ACID is a property often seen in relational databases, derived from Atomicity, Consistency, Isolation, Durability. Nearly every database is expected to have some form or another of this property, it is often used to indicate how reliable a database can be.

A stands for Atomicity⌗

Atomicity is a property that states the smallest unit of work of a database is a transaction, not a query. A transaction can be composed of one or multiple queries. For a transaction to be considered successful, all of the queries in the transaction must also be successful.

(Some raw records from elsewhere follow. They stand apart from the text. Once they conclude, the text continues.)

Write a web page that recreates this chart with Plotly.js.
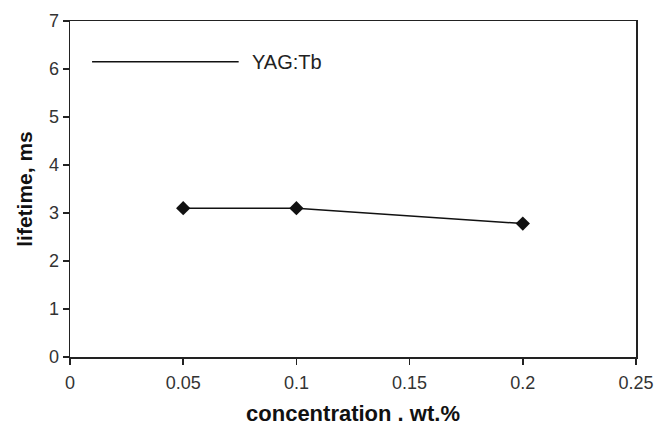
<!DOCTYPE html>
<html>
<head>
<meta charset="utf-8">
<script src="https://cdn.plot.ly/plotly-3.0.1.min.js"></script>
<style>html,body{margin:0;padding:0;background:#fff;}#chart{width:657px;height:426px;}</style>
</head>
<body>
<div id="chart"></div>
<script>
const seriesName = "YAG:Tb";
const concentration = [0.05, 0.1, 0.2];
const lifetime = [3.1, 3.1, 2.78];
const xTicks = [0, 0.05, 0.1, 0.15, 0.2, 0.25];
const xTickLabels = ["0", "0.05", "0.1", "0.15", "0.2", "0.25"];
const yTicks = [0, 1, 2, 3, 4, 5, 6, 7];

const font = "Liberation Sans, Arial, sans-serif";
const trace = {
  x: concentration, y: lifetime, name: seriesName,
  mode: "lines+markers", type: "scatter",
  line: {color: "#111", width: 1.5, shape: "spline", smoothing: 0.15},
  marker: {symbol: "diamond", size: 11, color: "#111"},
  showlegend: false
};
const layout = {
  width: 657, height: 426,
  margin: {l: 70, r: 21, t: 21, b: 69},
  paper_bgcolor: "#fff", plot_bgcolor: "#fff",
  font: {family: font, color: "#333", size: 18},
  xaxis: {
    range: [0, 0.25], tickvals: xTicks, ticktext: xTickLabels,
    ticks: "outside", ticklen: 6, tickcolor: "#222", tickwidth: 1.5,
    ticklabelstandoff: 3,
    showline: true, linecolor: "#222", linewidth: 1.5, mirror: true,
    showgrid: false, zeroline: false, tickfont: {size: 18},
    title: {text: "concentration . wt.%", font: {size: 22, family: font, weight: "bold", color: "#111"}, standoff: 14}
  },
  yaxis: {
    range: [0, 7], tickvals: yTicks,
    ticks: "outside", ticklen: 6, tickcolor: "#222", tickwidth: 1.5,
    showline: true, linecolor: "#222", linewidth: 1.5, mirror: true,
    showgrid: false, zeroline: false, tickfont: {size: 18},
    title: {text: "lifetime, ms", font: {size: 21, family: font, weight: "bold", color: "#111"}, standoff: 10}
  },
  shapes: [{type: "line", xref: "paper", yref: "paper", x0: 0.039, x1: 0.298, y0: 0.879, y1: 0.879, line: {color: "#111", width: 1.5}}],
  annotations: [{xref: "paper", yref: "paper", x: 0.318, y: 0.879, xanchor: "left", yanchor: "middle", text: seriesName, showarrow: false, font: {size: 20, family: font, color: "#222"}}]
};
Plotly.newPlot("chart", [trace], layout, {displayModeBar: false, staticPlot: true});
</script>
</body>
</html>
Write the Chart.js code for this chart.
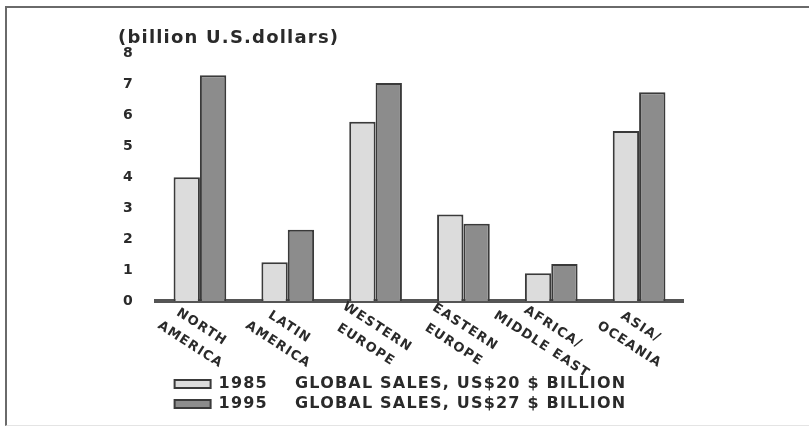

This is an important property. Because, in reality, business transactions rarely ever consist of a single query, but are often composed of multiple. Take banking, for example, a transfer transaction often means a deduction of cash from the transferer account and an addition of cash to the receiver account, if any of these steps fail then the whole transfer is considered as failed. With atomicity, we are allowed to manage a transaction state without caring about manually handling the query states.

C stands for Consistency⌗

Consistency in ACID is very different from strong consistency or eventual consistency in CAP or BASE. In ACID, consistency is a property of which the database always guarantees that every data in the database will be consistent with the predefined schema and constraints. These constraints include data type, primary key, unique key, foreign key, trigger, procedure, the number of columns, etc.

I stands for Isolation⌗

Isolation is how the database isolates transactions from each other. This is a form of concurrency control. The purpose is to prevent data races from happening when there are multiple transactions running at the same time trying to modify the same data region (page, table, record, index, etc.). Isolation is usually done by locking data accessed by DML queries (such as INSERT, UPDATE, DELETE) or by creating a snapshot of data for DQL queries (such as SELECT). There are four main isolation levels, the higher the level the less likely for data races to happen but it comes with the cost of performance.

Read-committed⌗

Read-committed is the second isolation level, but I feel that it is important to understand this first to understand the other isolation levels. In read-committed, every change in the current transaction will not be seen by other transactions until the current transaction is committed successfully. This ensures that you will always see committed data.

-- Start a transaction
BEGIN;

-- Insert a new record into 'example' table of 'acid' database
INSERT INTO 'acid'.'example'('id', 'name')
VALUES 
    -- Other transactions can't see this record until this transaction is committed successfully
    (2, "Chuồn chuồn bay cao thì nắng, bay vừa thì râm");

-- Commit transaction
COMMIT;

Repeatable-read⌗

Repeatable read is the third isolation level, it guarantees read-committed and also guarantees that during the lifetime of the current transaction all the related records, which are used or seen by the current transaction will not be modified by other transactions.

-- Start a transaction
BEGIN;

-- This record is locked, other transactions can't modified it until this transaction is committed.
SELECT 'name' FROM 'acid'.'example' WHERE 'id' = 1;

-- Other queries
-- etc.

-- The result record is unchanged
SELECT 'name' FROM 'acid'.'example' WHERE 'id' = 1;

-- Commit the transaction
COMMIT;

Serializable⌗

Serializable is the highest isolation level, in addition to repeatable-read, it also guarantees that during the current transaction lifetime, no other transactions will be able to add new records or remove records from the result sets used by the queries of the current transaction. In other words, serializable can prevent phantom read.

-- Start a transaction
BEGIN;

-- First query, this will lock the table, other transactions
-- will not be able to add or delete record if the id is less than 9999
SELECT 'name' FROM 'acid'.'example' WHERE 'id' < 9999;

-- Other queries
-- etc.

-- The amount of result is not changed
SELECT 'name' FROM 'acid'.'example' WHERE 'id' < 9999;

-- Commit transaction
COMMIT;

Dirty-read⌗

Dirty-read is the lowest level of isolation, at this level there is no isolation whatsoever.

D stands for Durability⌗

Durability is a property that tells how reliable a database is against faults. This property guarantees that if a transaction is committed successfully, the committed data will persist (of course, given that the hard drive is not damaged) even if the database crashes right after the commit. This guarantee is ensured by using techniques like two-phase commit, backup, or replication. In MySQL, with every commit the database will first write data to the binlog before writing data into pages on disk, this ensures that in case of failures, MySQL can still recover using the binlog. The binlog is also used to replicate data between multiple nodes. In MongoDB, similar to binlog exists oplog.

BASE!?⌗

BASE is often found in distributed databases. BASE emphasizes a strong focus on the availability of the system instead of focusing on strong consistency, sacrifices it, and instead settles for eventual consistency.

BA stands for Basically Available⌗

Guarantees that the system is always available, and every request to the system always receives a valid response.

S stands for Soft-State⌗

Soft-State is a property that says a system state will change even without interaction from the users. This can be seen as the result of eventual consistency, when the user writes data into the database, the state does not change immediately but takes some time to propagate and converge.

E stands for Eventual Consistency⌗

Unlike strong consistency, eventual consistency states that the data will not be immediately be consistent between nodes, but given enough time all nodes will converge and consistent with a single version of the data.